Furthermore, Syria’s intervention in Lebanon’s civil war in 1976 on the side of rightist Christians against a leftist Muslim-Palestinian alliance aggravated Iraq-Syrian tensions. Iraq’s main concern was allegedly that Syria could succeed in bringing Lebanon, Jordan, and the Palestinians under its control, transforming Syria into a major regional power center that could rival Baghdad.

In 1978, the two rival regimes briefly found common ground in opposing Egypt’s separate peace agreement with Israel. They combined efforts to dissuade other Arab regimes from following Egypt’s lead. In October 1978, Iraq and Syria signed a Charter for Joint National Action/Joint National Memorandum in which they agreed to move toward “military and eventual political unity.”

But the distrust between Baathist leaders Hafiz al-Assad and Ahmed Hassan al-Bakr in Iraq overwhelmed their incentives for partnership.

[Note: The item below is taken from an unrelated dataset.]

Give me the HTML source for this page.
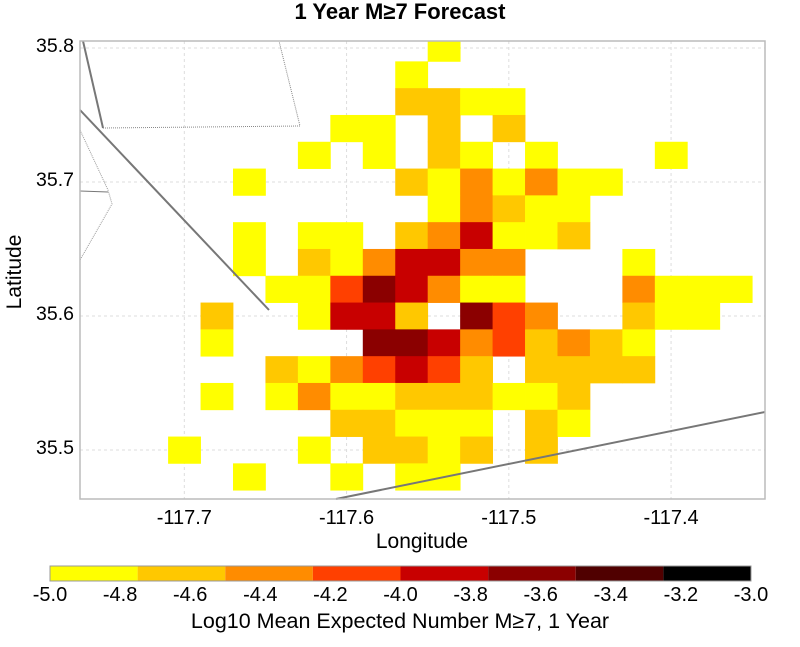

Relations worsened even more when Saddam Hussein came to power in Iraq in 1979; he accused Syrians of complicity in a plot to unseat him.

In August 1980, Syrian diplomats were ordered to leave Baghdad after Iraqi authorities claimed to have found large quantities of explosives from the Syrian embassy. Two years later, Syrian President Hafiz al Assad severed diplomatic relations with Iraq in 1982, accusing Saddam’s regime of supporting Syria’s Muslim Brotherhood, the main opposition force in the country.

The oil produced in northern Iraq has historically been exported via Syria and Lebanon as well as through the less secure route from Basra and through the Persian Gulf. Syria would periodically exploit the leverage provided by this transit by threatening to close these pipelines unless Iraq paid higher transit fees.

During the Iran-Iraq War, Syria shut down the pipelines to assist Iran’s war effort, leading Saddam to accuse al-Assad of betraying the Arab cause. When Saddam invaded Kuwait in 1990, Syria responded by joining the international coalition expelled Iraqi forces from Kuwait.